When we look back on our time at the UCT GSB, we feel fortunate to have been studying during such an auspicious year in South Africa – the Soccer World Cup 2010. Spirits were high both in the stadiums and on campus. The year was focused and hard work, but also truly a once in a lifetime experience. Twelve years on, it is a privilege to reflect on how the lessons we learnt in LT3 have borne out.
The first few years following graduation can be a whirlwind: the relief of finishing the thesis, the excitement and sense of achievement graduating and the sudden, rather abrupt end to it all. The hunt for a job, perhaps the intensity of consulting, perhaps worrying if you are achieving enough.

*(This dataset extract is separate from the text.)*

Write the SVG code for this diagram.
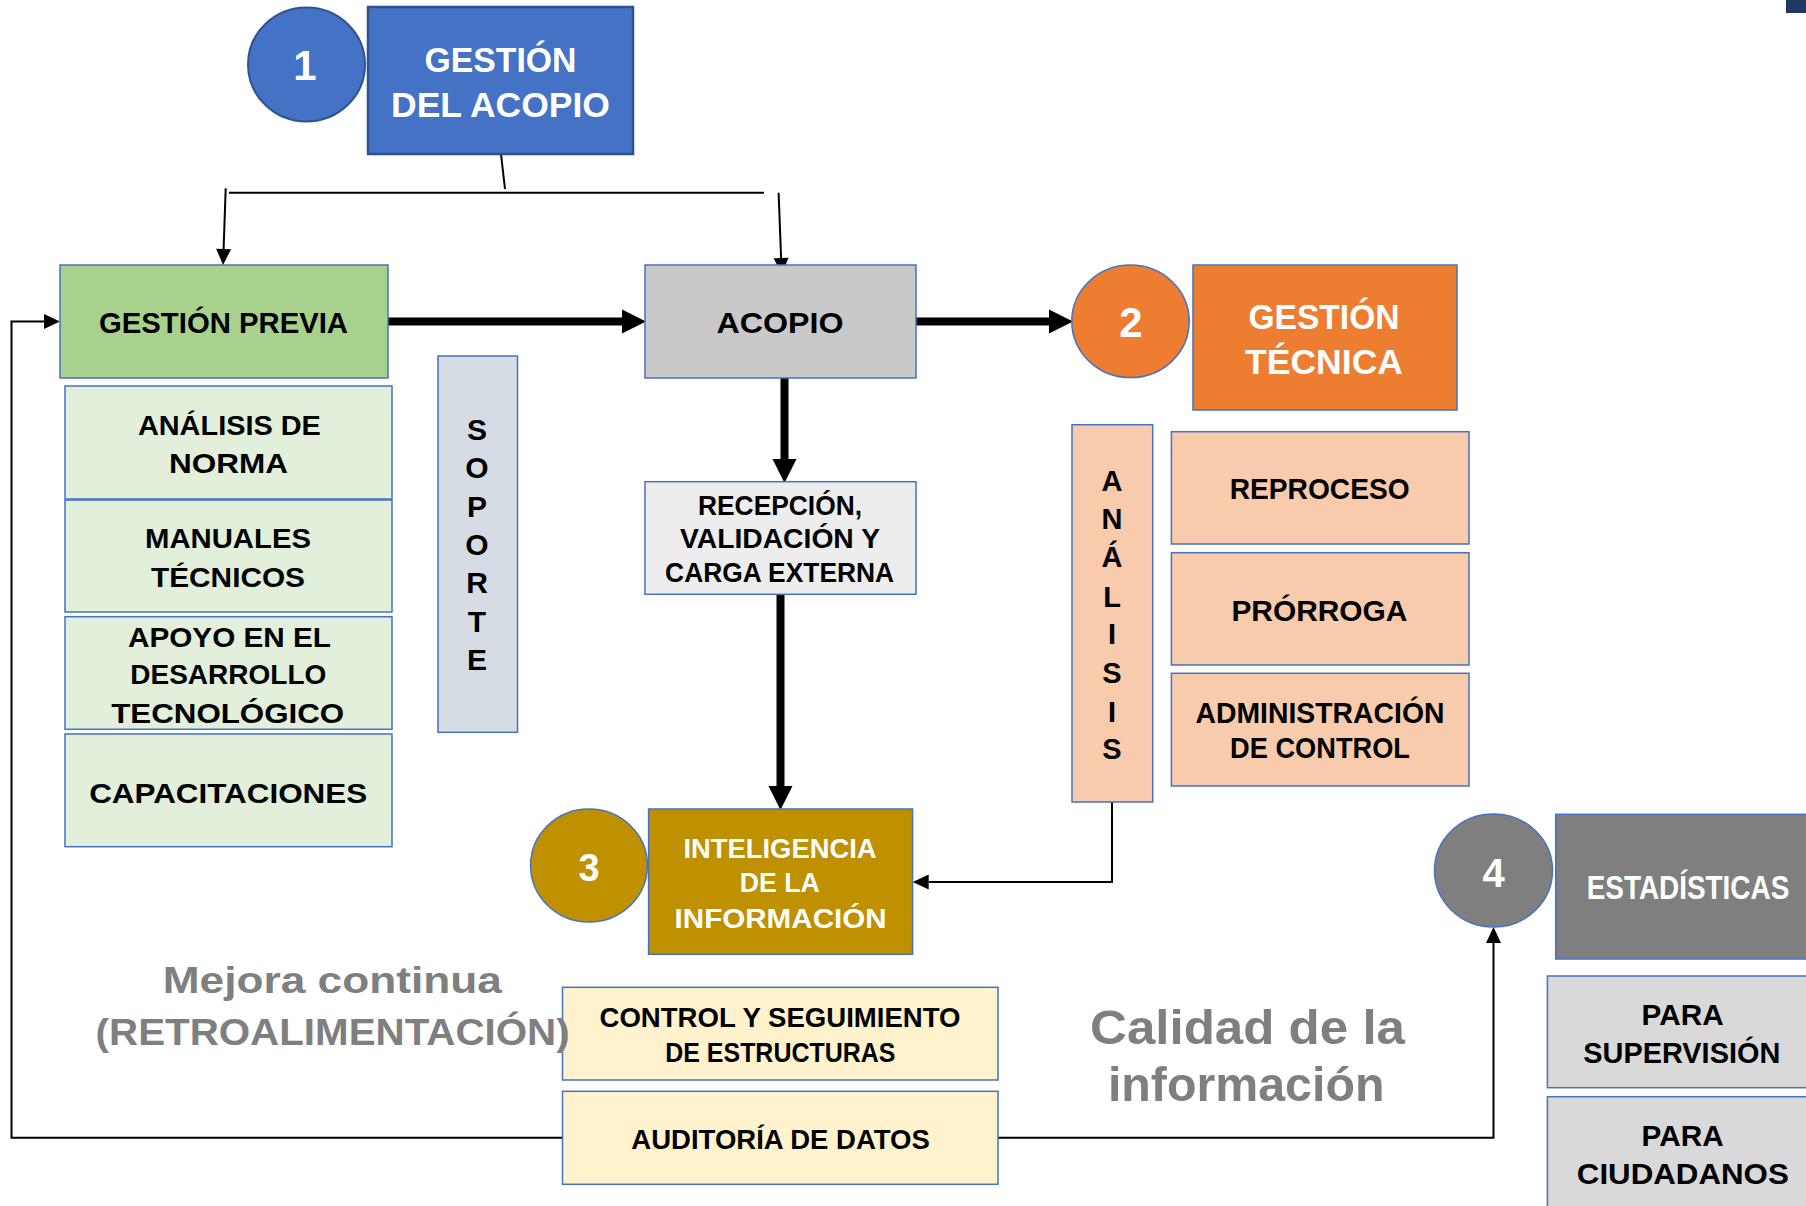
<svg xmlns="http://www.w3.org/2000/svg" width="1806" height="1206" viewBox="0 0 1806 1206">
<style>
text{font-family:"Liberation Sans",Arial,sans-serif;font-weight:bold;text-anchor:middle}
.box{stroke:#4472C4;stroke-width:1.5}
.dk{fill:#000}
.wt{fill:#fff}
.gray{fill:#7F7F7F}
.thin{fill:none;stroke:#000;stroke-width:2}
.thick{fill:none;stroke:#000;stroke-width:8}
</style>
<defs>
<marker id="ah" markerUnits="userSpaceOnUse" markerWidth="16" markerHeight="15" refX="0" refY="7.5" orient="auto" overflow="visible">
<path d="M0,0 L16,7.5 L0,15 Z" fill="#000"/>
</marker>
<marker id="ahT" markerUnits="userSpaceOnUse" markerWidth="24" markerHeight="24" refX="0" refY="12" orient="auto" overflow="visible">
<path d="M0,0 L24,12 L0,24 Z" fill="#000"/>
</marker>
</defs>
<rect width="1806" height="1206" fill="#fff"/>
<rect x="1786" y="0" width="20" height="13" fill="#1F3864"/>

<g id="connectors">
<line class="thin" x1="501" y1="154" x2="505" y2="189"/>
<line class="thin" x1="229" y1="192.7" x2="764" y2="192.7"/>
<line class="thin" x1="225.7" y1="188.3" x2="223.6" y2="249" marker-end="url(#ah)"/>
<line class="thin" x1="778.6" y1="192.7" x2="781.1" y2="258" marker-end="url(#ah)"/>
<line class="thick" x1="388" y1="321.5" x2="622" y2="321.5" marker-end="url(#ahT)"/>
<line class="thick" x1="916" y1="321.5" x2="1049" y2="321.5" marker-end="url(#ahT)"/>
<line class="thick" x1="784.5" y1="378" x2="784.5" y2="459" marker-end="url(#ahT)"/>
<line class="thick" x1="780.5" y1="594.3" x2="780.5" y2="786" marker-end="url(#ahT)"/>
<path class="thin" d="M1112,802 V882 H928.7" stroke-width="2.5" marker-end="url(#ah)"/>
<path class="thin" d="M562.5,1137.7 H11.5 V321.5 H44" stroke-width="3" marker-end="url(#ah)"/>
<path class="thin" d="M998,1137.7 H1493.5 V943" stroke-width="2.5" marker-end="url(#ah)"/>
</g>

<g id="n1-circle">
<ellipse cx="306.5" cy="64.5" rx="58.5" ry="57" fill="#4472C4" stroke="#2F528F" stroke-width="2"/>
<text class="wt" x="305" y="80" font-size="42">1</text>
</g>
<g id="gestion-acopio">
<rect x="368" y="7" width="265" height="147" fill="#4472C4" stroke="#2F528F" stroke-width="2.5"/>
<text class="wt" x="500.5" y="71.7" font-size="35" textLength="152" lengthAdjust="spacingAndGlyphs">GESTIÓN</text>
<text class="wt" x="500.5" y="116.7" font-size="35" textLength="219" lengthAdjust="spacingAndGlyphs">DEL ACOPIO</text>
</g>

<g id="gestion-previa">
<rect class="box" x="60" y="265" width="328" height="113" fill="#A9D18E"/>
<text class="dk" x="223.5" y="333" font-size="30" textLength="249" lengthAdjust="spacingAndGlyphs">GESTIÓN PREVIA</text>
</g>
<g id="acopio">
<rect class="box" x="645" y="265" width="271" height="113" fill="#C9C9C9"/>
<text class="dk" x="780" y="333.3" font-size="30" textLength="127" lengthAdjust="spacingAndGlyphs">ACOPIO</text>
</g>
<g id="n2-circle">
<ellipse class="box" cx="1130.5" cy="321.3" rx="58.7" ry="56.3" fill="#ED7D31"/>
<text class="wt" x="1131" y="337.3" font-size="42">2</text>
</g>
<g id="gestion-tecnica">
<rect class="box" x="1193" y="265" width="264" height="145" fill="#ED7D31"/>
<text class="wt" x="1324" y="329.3" font-size="35" textLength="151" lengthAdjust="spacingAndGlyphs">GESTIÓN</text>
<text class="wt" x="1324" y="374" font-size="35" textLength="158" lengthAdjust="spacingAndGlyphs">TÉCNICA</text>
</g>

<g id="analisis-norma">
<rect class="box" x="65" y="386" width="327" height="113" fill="#E2EFDA"/>
<text class="dk" x="229.4" y="435" font-size="28" textLength="183" lengthAdjust="spacingAndGlyphs">ANÁLISIS DE</text>
<text class="dk" x="228.4" y="473.3" font-size="28" textLength="119" lengthAdjust="spacingAndGlyphs">NORMA</text>
</g>
<g id="manuales">
<rect class="box" x="65" y="500" width="327" height="112" fill="#E2EFDA"/>
<text class="dk" x="228" y="548.3" font-size="28" textLength="166" lengthAdjust="spacingAndGlyphs">MANUALES</text>
<text class="dk" x="228" y="586.7" font-size="28" textLength="154" lengthAdjust="spacingAndGlyphs">TÉCNICOS</text>
</g>
<g id="apoyo">
<rect class="box" x="65" y="616.7" width="327" height="112.6" fill="#E2EFDA"/>
<text class="dk" x="229.5" y="646.7" font-size="28" textLength="203" lengthAdjust="spacingAndGlyphs">APOYO EN EL</text>
<text class="dk" x="228.3" y="684" font-size="28" textLength="196" lengthAdjust="spacingAndGlyphs">DESARROLLO</text>
<text class="dk" x="227.7" y="722.7" font-size="28" textLength="233" lengthAdjust="spacingAndGlyphs">TECNOLÓGICO</text>
</g>
<g id="capacitaciones">
<rect class="box" x="65" y="734" width="327" height="112.7" fill="#E2EFDA"/>
<text class="dk" x="228.2" y="802.7" font-size="28" textLength="278" lengthAdjust="spacingAndGlyphs">CAPACITACIONES</text>
</g>

<g id="soporte">
<rect class="box" x="438" y="356" width="79.5" height="376.3" fill="#D6DCE4"/>
<text class="dk" x="477" font-size="30"><tspan x="477" y="440">S</tspan><tspan x="477" y="478.3">O</tspan><tspan x="477" y="516.7">P</tspan><tspan x="477" y="555">O</tspan><tspan x="477" y="593.3">R</tspan><tspan x="477" y="631.7">T</tspan><tspan x="477" y="670">E</tspan></text>
</g>

<g id="recepcion">
<rect class="box" x="645" y="481.7" width="271" height="112.6" fill="#EDEDED"/>
<text class="dk" x="780" y="515" font-size="27" textLength="164" lengthAdjust="spacingAndGlyphs">RECEPCIÓN,</text>
<text class="dk" x="780" y="548.3" font-size="27" textLength="200" lengthAdjust="spacingAndGlyphs">VALIDACIÓN Y</text>
<text class="dk" x="779.6" y="582.3" font-size="27" textLength="229" lengthAdjust="spacingAndGlyphs">CARGA EXTERNA</text>
</g>

<g id="analisis">
<rect class="box" x="1072" y="424.7" width="80.7" height="377.3" fill="#F8CBAD"/>
<text class="dk" x="1112" font-size="29"><tspan x="1112" y="490.7">A</tspan><tspan x="1112" y="529.3">N</tspan><tspan x="1112" y="566.7">Á</tspan><tspan x="1112" y="606.7">L</tspan><tspan x="1112" y="644">I</tspan><tspan x="1112" y="683.3">S</tspan><tspan x="1112" y="721.7">I</tspan><tspan x="1112" y="759.3">S</tspan></text>
</g>
<g id="reproceso">
<rect class="box" x="1171.4" y="431.7" width="297.6" height="112.3" fill="#F8CBAD"/>
<text class="dk" x="1319.7" y="499.3" font-size="30" textLength="180" lengthAdjust="spacingAndGlyphs">REPROCESO</text>
</g>
<g id="prorroga">
<rect class="box" x="1171.4" y="552.7" width="297.6" height="112.3" fill="#F8CBAD"/>
<text class="dk" x="1319.4" y="620.7" font-size="30" textLength="176" lengthAdjust="spacingAndGlyphs">PRÓRROGA</text>
</g>
<g id="administracion">
<rect class="box" x="1171.4" y="673.3" width="297.6" height="112.7" fill="#F8CBAD"/>
<text class="dk" x="1320" y="723.3" font-size="30" textLength="249" lengthAdjust="spacingAndGlyphs">ADMINISTRACIÓN</text>
<text class="dk" x="1320" y="758.3" font-size="30" textLength="180" lengthAdjust="spacingAndGlyphs">DE CONTROL</text>
</g>

<g id="n3-circle">
<ellipse class="box" cx="589" cy="865.5" rx="58.4" ry="56.5" fill="#BF9000"/>
<text class="wt" x="589" y="880.7" font-size="38">3</text>
</g>
<g id="inteligencia">
<rect class="box" x="648.6" y="809" width="264" height="145.3" fill="#BF9000"/>
<text class="wt" x="780" y="857.7" font-size="27" textLength="193" lengthAdjust="spacingAndGlyphs">INTELIGENCIA</text>
<text class="wt" x="779.7" y="892.3" font-size="27" textLength="80" lengthAdjust="spacingAndGlyphs">DE LA</text>
<text class="wt" x="780.6" y="928.3" font-size="27" textLength="212" lengthAdjust="spacingAndGlyphs">INFORMACIÓN</text>
</g>

<g id="control">
<rect class="box" x="562.5" y="987.3" width="435.5" height="92.7" fill="#FFF2CC"/>
<text class="dk" x="780" y="1026.7" font-size="28" textLength="361" lengthAdjust="spacingAndGlyphs">CONTROL Y SEGUIMIENTO</text>
<text class="dk" x="780.3" y="1061.7" font-size="28" textLength="230" lengthAdjust="spacingAndGlyphs">DE ESTRUCTURAS</text>
</g>
<g id="auditoria">
<rect class="box" x="562.5" y="1091.3" width="435.5" height="93" fill="#FFF2CC"/>
<text class="dk" x="780.6" y="1149.3" font-size="28" textLength="298.5" lengthAdjust="spacingAndGlyphs">AUDITORÍA DE DATOS</text>
</g>

<g id="mejora-continua">
<text class="gray" x="332.3" y="992.7" font-size="37" textLength="339" lengthAdjust="spacingAndGlyphs">Mejora continua</text>
<text class="gray" x="332.6" y="1045" font-size="37" textLength="474" lengthAdjust="spacingAndGlyphs">(RETROALIMENTACIÓN)</text>
</g>

<g id="calidad">
<text class="gray" x="1247.5" y="1044" font-size="49" textLength="315" lengthAdjust="spacingAndGlyphs">Calidad de la</text>
<text class="gray" x="1246.2" y="1100.7" font-size="49" textLength="276.5" lengthAdjust="spacingAndGlyphs">información</text>
</g>

<g id="n4-circle">
<ellipse class="box" cx="1493.5" cy="870.5" rx="59" ry="56.5" fill="#7F7F7F"/>
<text class="wt" x="1493.7" y="887.3" font-size="40">4</text>
</g>
<g id="estadisticas">
<rect class="box" x="1555.7" y="814.3" width="270" height="144.7" fill="#7F7F7F"/>
<text class="wt" x="1688" y="899" font-size="33" textLength="202.6" lengthAdjust="spacingAndGlyphs">ESTADÍSTICAS</text>
</g>
<g id="para-supervision">
<rect class="box" x="1547.4" y="976" width="280" height="111.7" fill="#D9D9D9"/>
<text class="dk" x="1682.6" y="1025" font-size="30" textLength="82" lengthAdjust="spacingAndGlyphs">PARA</text>
<text class="dk" x="1681.8" y="1063.3" font-size="30" textLength="197" lengthAdjust="spacingAndGlyphs">SUPERVISIÓN</text>
</g>
<g id="para-ciudadanos">
<rect class="box" x="1547.4" y="1096.7" width="280" height="130" fill="#D9D9D9"/>
<text class="dk" x="1682.6" y="1146" font-size="30" textLength="82" lengthAdjust="spacingAndGlyphs">PARA</text>
<text class="dk" x="1682.8" y="1184.3" font-size="30" textLength="212" lengthAdjust="spacingAndGlyphs">CIUDADANOS</text>
</g>
</svg>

It is important not to lose sight of why you embarked on your programme in in the first place. Here are some thoughts on how to connect the dots – to translate the theory into action, to achieve the maximum return for your career:
Take the time to reflect
Those leadership mental models/ gratitude diaries and servant leadership theory? They only become more important with time. Sit back, spend some time looking at the big picture. Are you happy with where you are? What will change in the next five years? If you are a woman, balancing ambition with family commitments can be particularly challenging.
Recognise the benefit of your degree
A postgraduate qualification is impressive because of the level of commitment required and the breadth of subjects covered. Are you doing yourself justice, or have you fallen into old ways of thinking and talking? This is particularly relevant to women, who often talk themselves down in meetings.
Reconnect with your classmates
Whether it’s been a week or three years or longer, the bond between you doesn’t disappear. It is always interesting, refreshing and a safe place to seek out advice, opinions and learn from who is doing what. Be aware that as a leader, you can find yourself isolated – and vulnerable to the friendship of wolves.
Build a diverse 'personal' board of advisors
Classmates, mentors, people from all walks of life, experiences, industries or professions. The perspectives on professional and personal life will continue to accelerate your growth from the Personal Leadership course. Some of the best advice given to me post-graduation was to “work on a problem the business cares about - a mentor taught me to be ‘present’ in practical ways; having a pragmatic approach to delivering an aligned outcome, becoming a great leader through a practical bias to action - learn through doing, reflection and, most importantly, feedback from those you are privileged to lead.
Don't over rely on reading too many leadership think pieces
Maintain a diligent perspective on both career and what you term success. As Toni Morrison said you are the person you are, not the work you do. I often watch this lighthearted but incredibly insightful address from Tim Minchin from the University of Western Australia. I also highly recommend Susan Colantuono’s TED talk, particularly if you are fortunate to be in the privileged position of leading others, and are thinking deeply about setting up your team for future success through honing their business and strategic acumen.
The shape of what you wanted to do may change. Focus on describing or being clear about the things you want to be doing rather than a job title. The opportunities aligned to your values may be in the corner of your eye — just packaged differently or in unexpected ways. This advice on technical leadership and being glue is extremely useful.